▸ PROVIDED RECORDS
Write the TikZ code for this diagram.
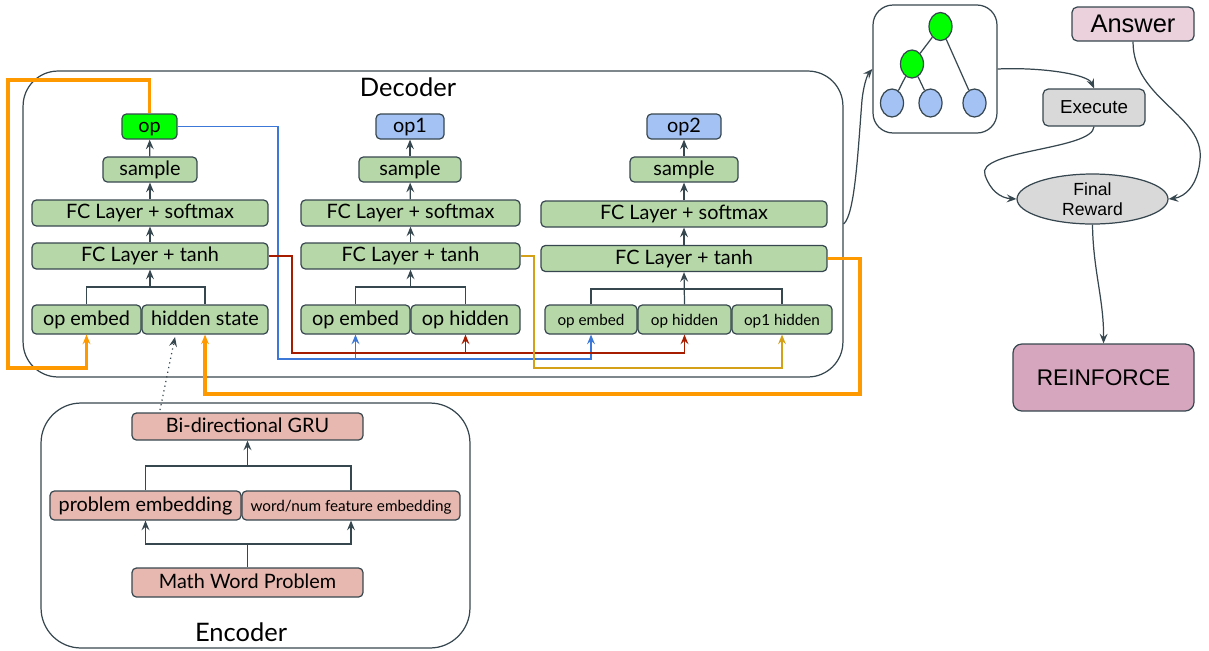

--

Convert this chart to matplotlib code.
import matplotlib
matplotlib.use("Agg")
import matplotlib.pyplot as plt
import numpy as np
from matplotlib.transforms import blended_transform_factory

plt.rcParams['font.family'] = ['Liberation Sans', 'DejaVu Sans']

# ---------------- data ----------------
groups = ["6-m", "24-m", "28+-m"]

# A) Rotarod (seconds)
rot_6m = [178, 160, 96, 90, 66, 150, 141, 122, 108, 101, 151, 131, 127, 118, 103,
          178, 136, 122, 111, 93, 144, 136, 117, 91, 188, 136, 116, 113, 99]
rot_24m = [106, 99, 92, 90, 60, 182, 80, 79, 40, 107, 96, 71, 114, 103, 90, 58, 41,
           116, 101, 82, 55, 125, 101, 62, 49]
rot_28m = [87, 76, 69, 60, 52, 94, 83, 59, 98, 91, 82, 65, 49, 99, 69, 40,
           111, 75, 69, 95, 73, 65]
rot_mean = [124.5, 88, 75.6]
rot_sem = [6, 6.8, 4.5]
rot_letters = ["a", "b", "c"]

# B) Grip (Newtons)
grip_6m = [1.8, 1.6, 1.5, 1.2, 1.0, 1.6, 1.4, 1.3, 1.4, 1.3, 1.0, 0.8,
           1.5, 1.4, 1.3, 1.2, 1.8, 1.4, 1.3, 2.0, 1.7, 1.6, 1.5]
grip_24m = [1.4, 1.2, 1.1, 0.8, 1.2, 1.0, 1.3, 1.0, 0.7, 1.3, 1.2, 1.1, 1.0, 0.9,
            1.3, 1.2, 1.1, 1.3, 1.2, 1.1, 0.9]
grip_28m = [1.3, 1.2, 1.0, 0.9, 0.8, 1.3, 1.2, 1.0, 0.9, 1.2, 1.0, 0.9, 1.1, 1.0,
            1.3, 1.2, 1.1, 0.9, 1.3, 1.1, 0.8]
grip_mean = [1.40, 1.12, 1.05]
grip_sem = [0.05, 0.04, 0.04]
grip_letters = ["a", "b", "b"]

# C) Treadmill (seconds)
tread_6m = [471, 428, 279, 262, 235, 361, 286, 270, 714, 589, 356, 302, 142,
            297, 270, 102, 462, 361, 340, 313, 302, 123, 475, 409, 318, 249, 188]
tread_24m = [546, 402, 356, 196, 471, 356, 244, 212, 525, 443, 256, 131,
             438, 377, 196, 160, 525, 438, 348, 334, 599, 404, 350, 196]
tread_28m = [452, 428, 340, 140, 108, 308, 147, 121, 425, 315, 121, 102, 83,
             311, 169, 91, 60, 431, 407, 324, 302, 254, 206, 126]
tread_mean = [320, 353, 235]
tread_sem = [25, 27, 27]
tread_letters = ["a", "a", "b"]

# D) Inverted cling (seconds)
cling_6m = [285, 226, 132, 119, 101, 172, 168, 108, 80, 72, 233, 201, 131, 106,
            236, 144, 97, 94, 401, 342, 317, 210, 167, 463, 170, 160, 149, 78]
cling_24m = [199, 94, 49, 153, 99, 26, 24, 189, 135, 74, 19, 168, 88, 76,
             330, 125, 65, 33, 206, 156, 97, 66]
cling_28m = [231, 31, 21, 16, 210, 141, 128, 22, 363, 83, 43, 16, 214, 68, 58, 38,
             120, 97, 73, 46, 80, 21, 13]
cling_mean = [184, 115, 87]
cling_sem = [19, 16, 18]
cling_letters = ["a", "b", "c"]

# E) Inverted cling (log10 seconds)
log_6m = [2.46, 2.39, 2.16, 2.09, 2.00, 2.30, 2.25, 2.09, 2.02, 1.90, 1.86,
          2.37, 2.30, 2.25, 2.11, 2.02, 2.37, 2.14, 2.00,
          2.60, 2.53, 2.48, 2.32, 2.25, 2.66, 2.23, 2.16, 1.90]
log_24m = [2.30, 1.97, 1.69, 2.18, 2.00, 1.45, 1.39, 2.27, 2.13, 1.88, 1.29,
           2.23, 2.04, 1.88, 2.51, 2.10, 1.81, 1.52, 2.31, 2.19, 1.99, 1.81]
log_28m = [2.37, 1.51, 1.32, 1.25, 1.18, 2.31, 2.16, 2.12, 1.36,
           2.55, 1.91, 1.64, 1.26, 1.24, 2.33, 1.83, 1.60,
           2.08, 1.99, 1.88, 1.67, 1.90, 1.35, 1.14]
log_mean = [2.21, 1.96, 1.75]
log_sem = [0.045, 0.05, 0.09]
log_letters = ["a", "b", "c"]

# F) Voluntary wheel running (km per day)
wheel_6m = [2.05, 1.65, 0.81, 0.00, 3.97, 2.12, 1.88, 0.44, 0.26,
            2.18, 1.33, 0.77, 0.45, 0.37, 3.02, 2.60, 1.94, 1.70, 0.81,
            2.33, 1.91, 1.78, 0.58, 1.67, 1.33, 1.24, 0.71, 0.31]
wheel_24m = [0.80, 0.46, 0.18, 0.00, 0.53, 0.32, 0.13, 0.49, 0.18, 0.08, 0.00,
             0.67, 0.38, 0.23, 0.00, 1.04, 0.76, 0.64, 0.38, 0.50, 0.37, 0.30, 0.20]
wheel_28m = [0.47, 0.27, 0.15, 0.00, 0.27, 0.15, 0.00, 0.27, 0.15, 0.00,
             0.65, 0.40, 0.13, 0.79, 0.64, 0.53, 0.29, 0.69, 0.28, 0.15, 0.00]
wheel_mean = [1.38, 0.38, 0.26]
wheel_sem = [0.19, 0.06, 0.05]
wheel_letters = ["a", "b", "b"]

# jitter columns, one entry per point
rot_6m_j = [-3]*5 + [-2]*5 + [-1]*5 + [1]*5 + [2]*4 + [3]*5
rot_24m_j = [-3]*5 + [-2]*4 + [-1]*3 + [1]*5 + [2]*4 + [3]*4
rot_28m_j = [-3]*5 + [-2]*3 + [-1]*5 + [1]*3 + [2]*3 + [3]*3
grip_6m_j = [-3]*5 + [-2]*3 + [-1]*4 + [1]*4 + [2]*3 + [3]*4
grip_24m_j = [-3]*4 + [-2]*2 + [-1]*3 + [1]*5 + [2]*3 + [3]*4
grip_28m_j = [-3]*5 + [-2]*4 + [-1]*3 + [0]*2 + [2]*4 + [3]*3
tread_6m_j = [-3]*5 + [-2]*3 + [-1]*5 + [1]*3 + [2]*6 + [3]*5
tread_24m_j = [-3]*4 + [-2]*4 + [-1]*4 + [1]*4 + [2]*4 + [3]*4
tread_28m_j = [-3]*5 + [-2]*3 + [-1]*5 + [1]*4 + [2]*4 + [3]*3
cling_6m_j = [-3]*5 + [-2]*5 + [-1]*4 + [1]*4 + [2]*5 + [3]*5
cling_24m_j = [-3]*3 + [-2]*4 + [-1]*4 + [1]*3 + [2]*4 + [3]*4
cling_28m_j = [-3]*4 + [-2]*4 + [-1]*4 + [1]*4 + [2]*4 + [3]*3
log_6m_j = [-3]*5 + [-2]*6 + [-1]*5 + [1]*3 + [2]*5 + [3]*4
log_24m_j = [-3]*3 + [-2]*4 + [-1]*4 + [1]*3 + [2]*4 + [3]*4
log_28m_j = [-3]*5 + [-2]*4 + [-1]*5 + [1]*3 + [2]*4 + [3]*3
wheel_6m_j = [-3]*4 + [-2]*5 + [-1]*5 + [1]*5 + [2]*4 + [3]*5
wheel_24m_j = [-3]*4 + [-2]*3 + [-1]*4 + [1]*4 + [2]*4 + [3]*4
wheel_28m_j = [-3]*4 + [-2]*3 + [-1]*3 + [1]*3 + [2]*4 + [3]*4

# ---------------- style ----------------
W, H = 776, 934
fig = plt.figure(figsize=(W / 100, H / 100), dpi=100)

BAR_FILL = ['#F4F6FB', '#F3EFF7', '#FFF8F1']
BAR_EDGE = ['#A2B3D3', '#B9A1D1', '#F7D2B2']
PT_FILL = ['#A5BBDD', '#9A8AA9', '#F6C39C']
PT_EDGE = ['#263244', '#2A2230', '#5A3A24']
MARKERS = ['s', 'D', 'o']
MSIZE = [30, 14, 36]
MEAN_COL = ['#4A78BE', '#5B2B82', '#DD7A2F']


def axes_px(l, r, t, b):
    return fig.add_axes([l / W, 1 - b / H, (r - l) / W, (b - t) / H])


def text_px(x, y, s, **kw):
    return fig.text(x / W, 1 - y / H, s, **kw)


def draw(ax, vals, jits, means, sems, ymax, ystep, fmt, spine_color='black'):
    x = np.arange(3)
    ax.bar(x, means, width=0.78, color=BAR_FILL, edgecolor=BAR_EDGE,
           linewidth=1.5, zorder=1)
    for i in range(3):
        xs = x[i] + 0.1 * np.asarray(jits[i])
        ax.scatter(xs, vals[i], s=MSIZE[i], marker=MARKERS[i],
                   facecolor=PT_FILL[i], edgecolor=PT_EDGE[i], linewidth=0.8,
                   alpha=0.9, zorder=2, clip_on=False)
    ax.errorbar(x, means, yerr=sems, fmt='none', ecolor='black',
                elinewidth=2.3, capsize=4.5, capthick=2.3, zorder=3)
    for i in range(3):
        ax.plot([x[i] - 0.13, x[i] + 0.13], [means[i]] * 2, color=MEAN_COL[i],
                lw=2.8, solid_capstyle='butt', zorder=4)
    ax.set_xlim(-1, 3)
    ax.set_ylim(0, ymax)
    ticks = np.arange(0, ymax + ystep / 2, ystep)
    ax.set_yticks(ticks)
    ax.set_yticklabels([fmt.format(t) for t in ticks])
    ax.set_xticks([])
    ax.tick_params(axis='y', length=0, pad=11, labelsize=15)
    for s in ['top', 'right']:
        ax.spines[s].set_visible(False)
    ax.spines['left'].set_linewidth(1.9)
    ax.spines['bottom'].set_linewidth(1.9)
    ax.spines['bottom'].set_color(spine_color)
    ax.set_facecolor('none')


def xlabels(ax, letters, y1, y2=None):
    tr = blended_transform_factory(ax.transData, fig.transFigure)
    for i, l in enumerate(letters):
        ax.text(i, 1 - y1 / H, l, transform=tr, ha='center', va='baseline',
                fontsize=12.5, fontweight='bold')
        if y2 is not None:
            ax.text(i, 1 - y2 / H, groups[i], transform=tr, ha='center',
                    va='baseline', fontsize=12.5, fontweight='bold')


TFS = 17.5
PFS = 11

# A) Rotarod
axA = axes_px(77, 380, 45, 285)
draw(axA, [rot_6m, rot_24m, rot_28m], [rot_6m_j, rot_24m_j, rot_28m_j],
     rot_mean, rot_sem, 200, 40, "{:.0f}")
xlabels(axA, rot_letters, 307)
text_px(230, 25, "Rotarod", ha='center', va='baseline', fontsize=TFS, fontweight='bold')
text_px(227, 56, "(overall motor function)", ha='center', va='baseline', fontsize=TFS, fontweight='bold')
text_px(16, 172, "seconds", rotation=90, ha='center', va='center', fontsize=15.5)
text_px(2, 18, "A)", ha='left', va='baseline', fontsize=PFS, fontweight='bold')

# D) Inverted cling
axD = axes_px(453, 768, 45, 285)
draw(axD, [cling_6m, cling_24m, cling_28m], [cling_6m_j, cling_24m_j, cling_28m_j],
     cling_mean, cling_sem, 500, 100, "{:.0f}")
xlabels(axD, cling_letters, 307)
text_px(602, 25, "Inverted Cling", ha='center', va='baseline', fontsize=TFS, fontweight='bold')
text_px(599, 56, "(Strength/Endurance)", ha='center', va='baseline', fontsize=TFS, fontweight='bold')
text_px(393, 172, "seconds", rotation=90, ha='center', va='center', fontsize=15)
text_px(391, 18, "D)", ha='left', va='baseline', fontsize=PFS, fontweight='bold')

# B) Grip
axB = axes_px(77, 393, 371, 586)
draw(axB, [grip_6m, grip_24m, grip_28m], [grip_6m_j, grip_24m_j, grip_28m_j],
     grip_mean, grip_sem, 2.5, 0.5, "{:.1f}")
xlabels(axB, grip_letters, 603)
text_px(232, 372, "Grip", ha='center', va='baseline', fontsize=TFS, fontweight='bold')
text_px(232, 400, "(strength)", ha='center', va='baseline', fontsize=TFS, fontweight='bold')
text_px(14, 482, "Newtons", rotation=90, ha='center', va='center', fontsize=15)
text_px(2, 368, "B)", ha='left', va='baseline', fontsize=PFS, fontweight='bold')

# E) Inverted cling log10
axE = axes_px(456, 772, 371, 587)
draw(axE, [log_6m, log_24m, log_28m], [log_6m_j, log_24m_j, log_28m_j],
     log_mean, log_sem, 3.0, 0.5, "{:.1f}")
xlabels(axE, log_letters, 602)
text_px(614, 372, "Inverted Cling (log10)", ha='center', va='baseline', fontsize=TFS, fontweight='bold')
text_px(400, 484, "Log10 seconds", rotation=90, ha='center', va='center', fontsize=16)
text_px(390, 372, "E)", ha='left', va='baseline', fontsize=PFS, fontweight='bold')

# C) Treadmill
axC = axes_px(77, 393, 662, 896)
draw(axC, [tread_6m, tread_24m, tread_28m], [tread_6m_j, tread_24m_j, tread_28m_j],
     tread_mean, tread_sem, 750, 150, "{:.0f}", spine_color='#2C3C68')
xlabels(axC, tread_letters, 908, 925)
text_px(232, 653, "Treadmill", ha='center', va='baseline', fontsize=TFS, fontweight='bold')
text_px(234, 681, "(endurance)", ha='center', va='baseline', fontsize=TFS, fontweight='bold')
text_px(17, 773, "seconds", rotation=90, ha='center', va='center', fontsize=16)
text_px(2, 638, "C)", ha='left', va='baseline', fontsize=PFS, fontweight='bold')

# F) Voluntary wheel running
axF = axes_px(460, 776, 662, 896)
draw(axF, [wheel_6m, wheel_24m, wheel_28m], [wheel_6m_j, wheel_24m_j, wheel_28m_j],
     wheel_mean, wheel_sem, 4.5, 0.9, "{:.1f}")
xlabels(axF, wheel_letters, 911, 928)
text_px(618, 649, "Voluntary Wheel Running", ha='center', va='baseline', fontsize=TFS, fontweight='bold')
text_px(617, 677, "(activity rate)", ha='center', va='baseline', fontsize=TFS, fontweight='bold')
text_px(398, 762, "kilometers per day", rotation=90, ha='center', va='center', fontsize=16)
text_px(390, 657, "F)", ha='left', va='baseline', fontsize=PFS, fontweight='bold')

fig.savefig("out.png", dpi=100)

==

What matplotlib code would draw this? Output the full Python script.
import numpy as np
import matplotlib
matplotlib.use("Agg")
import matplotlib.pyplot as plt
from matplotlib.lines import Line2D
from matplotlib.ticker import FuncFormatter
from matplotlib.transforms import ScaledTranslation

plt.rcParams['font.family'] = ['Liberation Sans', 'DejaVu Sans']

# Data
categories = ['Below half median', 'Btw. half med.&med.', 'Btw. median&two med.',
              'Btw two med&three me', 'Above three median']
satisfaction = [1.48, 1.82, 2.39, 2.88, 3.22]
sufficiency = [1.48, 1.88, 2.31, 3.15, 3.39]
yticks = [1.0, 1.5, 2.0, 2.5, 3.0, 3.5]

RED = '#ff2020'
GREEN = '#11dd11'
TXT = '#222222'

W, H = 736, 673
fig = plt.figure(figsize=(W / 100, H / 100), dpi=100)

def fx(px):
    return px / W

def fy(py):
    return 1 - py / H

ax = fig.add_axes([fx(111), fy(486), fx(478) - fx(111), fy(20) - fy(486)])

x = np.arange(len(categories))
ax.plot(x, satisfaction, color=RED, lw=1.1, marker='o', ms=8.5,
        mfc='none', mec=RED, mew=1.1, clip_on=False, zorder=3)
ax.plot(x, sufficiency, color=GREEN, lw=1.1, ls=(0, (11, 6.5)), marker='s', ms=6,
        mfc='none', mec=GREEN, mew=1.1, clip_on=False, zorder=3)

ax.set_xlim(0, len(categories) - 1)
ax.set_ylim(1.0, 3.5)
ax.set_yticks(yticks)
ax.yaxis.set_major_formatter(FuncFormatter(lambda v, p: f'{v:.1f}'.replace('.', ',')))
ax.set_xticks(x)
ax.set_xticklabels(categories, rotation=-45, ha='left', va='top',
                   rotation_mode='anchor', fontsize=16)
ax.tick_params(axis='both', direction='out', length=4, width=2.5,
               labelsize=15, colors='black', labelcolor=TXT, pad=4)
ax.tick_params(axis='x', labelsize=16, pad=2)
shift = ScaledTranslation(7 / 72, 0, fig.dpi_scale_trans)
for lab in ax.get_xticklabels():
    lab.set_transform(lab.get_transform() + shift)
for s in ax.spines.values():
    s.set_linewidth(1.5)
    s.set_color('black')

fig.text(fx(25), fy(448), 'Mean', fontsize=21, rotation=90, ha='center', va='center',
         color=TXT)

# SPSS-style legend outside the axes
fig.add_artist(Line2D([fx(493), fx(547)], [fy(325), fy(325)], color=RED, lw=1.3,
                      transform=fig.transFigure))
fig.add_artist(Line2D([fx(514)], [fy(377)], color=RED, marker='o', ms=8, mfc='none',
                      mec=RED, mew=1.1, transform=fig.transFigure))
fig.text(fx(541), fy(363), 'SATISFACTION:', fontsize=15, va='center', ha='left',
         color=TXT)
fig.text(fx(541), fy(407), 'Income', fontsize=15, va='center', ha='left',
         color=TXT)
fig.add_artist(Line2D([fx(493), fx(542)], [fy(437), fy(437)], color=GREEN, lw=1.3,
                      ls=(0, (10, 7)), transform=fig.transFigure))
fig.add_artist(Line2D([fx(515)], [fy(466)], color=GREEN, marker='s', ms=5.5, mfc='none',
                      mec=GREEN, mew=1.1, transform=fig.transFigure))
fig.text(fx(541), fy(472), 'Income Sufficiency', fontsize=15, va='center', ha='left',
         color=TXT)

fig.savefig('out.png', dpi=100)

▸ SHORT EXERCISE
Count each line where the string "this" occurs, and write only the number.

▸ RESULT
3